━━ COLLECTED MATERIAL

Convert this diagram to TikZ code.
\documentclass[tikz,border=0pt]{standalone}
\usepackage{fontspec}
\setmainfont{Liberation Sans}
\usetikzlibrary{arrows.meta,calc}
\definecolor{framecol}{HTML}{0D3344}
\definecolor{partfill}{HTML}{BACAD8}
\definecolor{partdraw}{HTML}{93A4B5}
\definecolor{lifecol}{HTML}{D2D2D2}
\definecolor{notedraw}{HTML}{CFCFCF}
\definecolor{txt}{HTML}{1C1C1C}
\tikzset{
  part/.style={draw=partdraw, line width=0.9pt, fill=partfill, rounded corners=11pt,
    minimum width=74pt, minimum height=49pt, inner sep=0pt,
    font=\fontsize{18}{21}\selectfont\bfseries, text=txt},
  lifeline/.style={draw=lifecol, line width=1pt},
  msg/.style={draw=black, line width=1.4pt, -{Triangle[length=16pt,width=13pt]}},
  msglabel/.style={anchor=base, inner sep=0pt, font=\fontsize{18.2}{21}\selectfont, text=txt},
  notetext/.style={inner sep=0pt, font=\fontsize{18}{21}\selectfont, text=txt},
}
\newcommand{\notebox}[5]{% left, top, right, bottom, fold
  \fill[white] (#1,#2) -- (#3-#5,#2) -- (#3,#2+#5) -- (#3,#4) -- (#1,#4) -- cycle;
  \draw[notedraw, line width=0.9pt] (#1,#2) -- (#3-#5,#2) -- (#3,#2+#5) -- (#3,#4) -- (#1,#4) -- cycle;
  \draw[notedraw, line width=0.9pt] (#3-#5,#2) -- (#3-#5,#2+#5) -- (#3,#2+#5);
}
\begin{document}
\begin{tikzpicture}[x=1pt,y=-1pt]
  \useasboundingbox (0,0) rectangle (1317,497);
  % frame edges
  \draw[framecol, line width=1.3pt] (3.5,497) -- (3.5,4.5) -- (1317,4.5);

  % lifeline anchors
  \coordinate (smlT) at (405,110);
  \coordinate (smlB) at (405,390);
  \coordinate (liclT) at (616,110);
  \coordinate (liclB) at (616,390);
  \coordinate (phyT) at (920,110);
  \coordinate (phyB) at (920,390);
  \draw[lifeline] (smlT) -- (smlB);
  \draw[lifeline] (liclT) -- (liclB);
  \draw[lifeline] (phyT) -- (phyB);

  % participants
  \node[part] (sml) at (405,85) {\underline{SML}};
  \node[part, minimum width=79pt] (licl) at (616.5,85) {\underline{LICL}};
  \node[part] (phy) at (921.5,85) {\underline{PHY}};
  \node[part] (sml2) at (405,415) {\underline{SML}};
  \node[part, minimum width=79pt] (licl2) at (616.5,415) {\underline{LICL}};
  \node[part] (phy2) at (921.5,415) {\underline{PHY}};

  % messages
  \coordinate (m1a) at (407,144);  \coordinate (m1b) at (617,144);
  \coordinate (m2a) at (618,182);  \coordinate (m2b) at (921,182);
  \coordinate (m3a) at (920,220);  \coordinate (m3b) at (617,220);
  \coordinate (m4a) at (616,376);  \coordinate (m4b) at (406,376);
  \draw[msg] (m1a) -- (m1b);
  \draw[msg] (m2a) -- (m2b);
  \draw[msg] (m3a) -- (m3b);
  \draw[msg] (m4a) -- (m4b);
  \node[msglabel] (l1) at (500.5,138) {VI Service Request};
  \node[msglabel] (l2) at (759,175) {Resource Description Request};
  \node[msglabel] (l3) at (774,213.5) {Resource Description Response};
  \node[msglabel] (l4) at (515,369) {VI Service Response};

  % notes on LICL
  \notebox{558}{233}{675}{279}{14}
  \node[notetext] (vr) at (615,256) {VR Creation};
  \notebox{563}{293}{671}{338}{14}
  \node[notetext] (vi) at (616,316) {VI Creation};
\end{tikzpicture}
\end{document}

━━━━

*TASK GOAL*. Quote the data above verbatim from its first line to the line that includes "(3.5,4.5) -- (1317,4.5);", with both boundary lines retained.

*WRITTEN ANSWER*.
Convert this diagram to TikZ code.
\documentclass[tikz,border=0pt]{standalone}
\usepackage{fontspec}
\setmainfont{Liberation Sans}
\usetikzlibrary{arrows.meta,calc}
\definecolor{framecol}{HTML}{0D3344}
\definecolor{partfill}{HTML}{BACAD8}
\definecolor{partdraw}{HTML}{93A4B5}
\definecolor{lifecol}{HTML}{D2D2D2}
\definecolor{notedraw}{HTML}{CFCFCF}
\definecolor{txt}{HTML}{1C1C1C}
\tikzset{
  part/.style={draw=partdraw, line width=0.9pt, fill=partfill, rounded corners=11pt,
    minimum width=74pt, minimum height=49pt, inner sep=0pt,
    font=\fontsize{18}{21}\selectfont\bfseries, text=txt},
  lifeline/.style={draw=lifecol, line width=1pt},
  msg/.style={draw=black, line width=1.4pt, -{Triangle[length=16pt,width=13pt]}},
  msglabel/.style={anchor=base, inner sep=0pt, font=\fontsize{18.2}{21}\selectfont, text=txt},
  notetext/.style={inner sep=0pt, font=\fontsize{18}{21}\selectfont, text=txt},
}
\newcommand{\notebox}[5]{% left, top, right, bottom, fold
  \fill[white] (#1,#2) -- (#3-#5,#2) -- (#3,#2+#5) -- (#3,#4) -- (#1,#4) -- cycle;
  \draw[notedraw, line width=0.9pt] (#1,#2) -- (#3-#5,#2) -- (#3,#2+#5) -- (#3,#4) -- (#1,#4) -- cycle;
  \draw[notedraw, line width=0.9pt] (#3-#5,#2) -- (#3-#5,#2+#5) -- (#3,#2+#5);
}
\begin{document}
\begin{tikzpicture}[x=1pt,y=-1pt]
  \useasboundingbox (0,0) rectangle (1317,497);
  % frame edges
  \draw[framecol, line width=1.3pt] (3.5,497) -- (3.5,4.5) -- (1317,4.5);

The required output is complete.